Supported file types

AI Autocompletion is optimized for several key editor types in Oxygen XML Editor:

  • XSLT – templates, functions, and XPath expressions.
  • XSD – schema components, type definitions, and constraints.
  • JSON Schema – object structures, keywords, and property patterns.
  • Schematron – rules, assertions, and diagnostics.
  • Other – available for other documents such as DTD, XQuery, XProc, HTML, CSS, and more.

These technologies benefit strongly from assistance with repetitive syntax and structural correctness, which makes them ideal candidates for AI-powered completion.

Preferences that give you control

Oxygen XML Editor exposes a dedicated set of preferences so that you can control how AI Autocompletion behaves. For detailed configuration instructions, see the online documentation: AI Autocompletion Preferences.AI Autocompletion preferences dialog listing editor types and options.

Enable AI Autocompletion in Text page

This option turns on context-aware suggestions in supported editors when you work in Text mode.

Model

The Model setting lets you choose the AI model used for autocompletion.
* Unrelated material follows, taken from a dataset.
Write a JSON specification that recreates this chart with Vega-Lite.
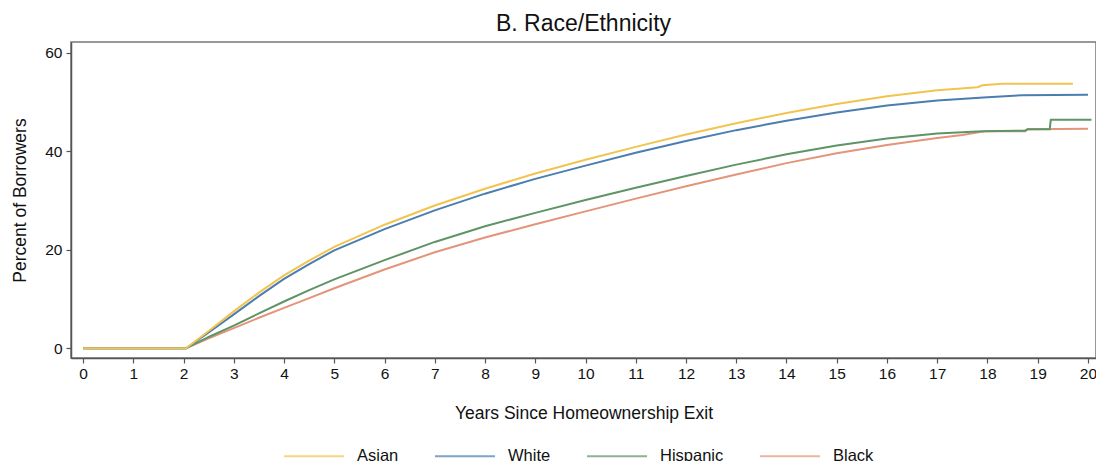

Different models consume different numbers of credits per token, so this choice helps you balance suggestion quality, speed, and usage cost.

Include associated instance structure in prompt

This option controls whether Oxygen XML Editor includes instance structure when building the prompt for the AI model.

When enabled, the additional context is derived from existing scenarios:

  • For XSLT and XQuery, it uses the structure of the XML document associated in the transformation scenario.
  • For schemas such as XSD, Schematron, DTD, and RNG, it uses the structure of the instance document associated in a validation scenario.

If your transformation or validation setup already encodes useful document relationships, this option allows AI Autocompletion to use that information to produce more accurate and context-aware suggestions.

Editor types

A dedicated table lists the supported editor types and lets you choose exactly where AI Autocompletion should be active. This level of control is useful for teams who want AI assistance in some technologies but not in others.

Practical tip: use it for structure, not just syntax

AI Autocompletion is most effective when you use it to generate structural fragments that match your current editing intent, not only to finish tags or keywords.

For example:

  • In XSLT, it can help create a template, complete a template body, or suggest relevant XPath-based constructs that align with nearby templates.
  • In XSD, it can accelerate common type and element definition patterns that match the surrounding schema design.
  • In Schematron, it can assist with assertions and quick fixes that follow the context of the current rule and the associated instance structure.

This makes AI Autocompletion particularly effective for experienced users who know what they want to build but want to spend less time typing.

Conclusion

AI Autocompletion in Oxygen XML Editor 28.0 brings inline, context-aware suggestions directly to the caret position, integrates with on-demand Autocomplete actions, and offers editor-specific configuration options. For users already relying on Oxygen AI Positron, it is a natural extension that amplifies expertise and improves productivity in real-world structured authoring and transformation workflows.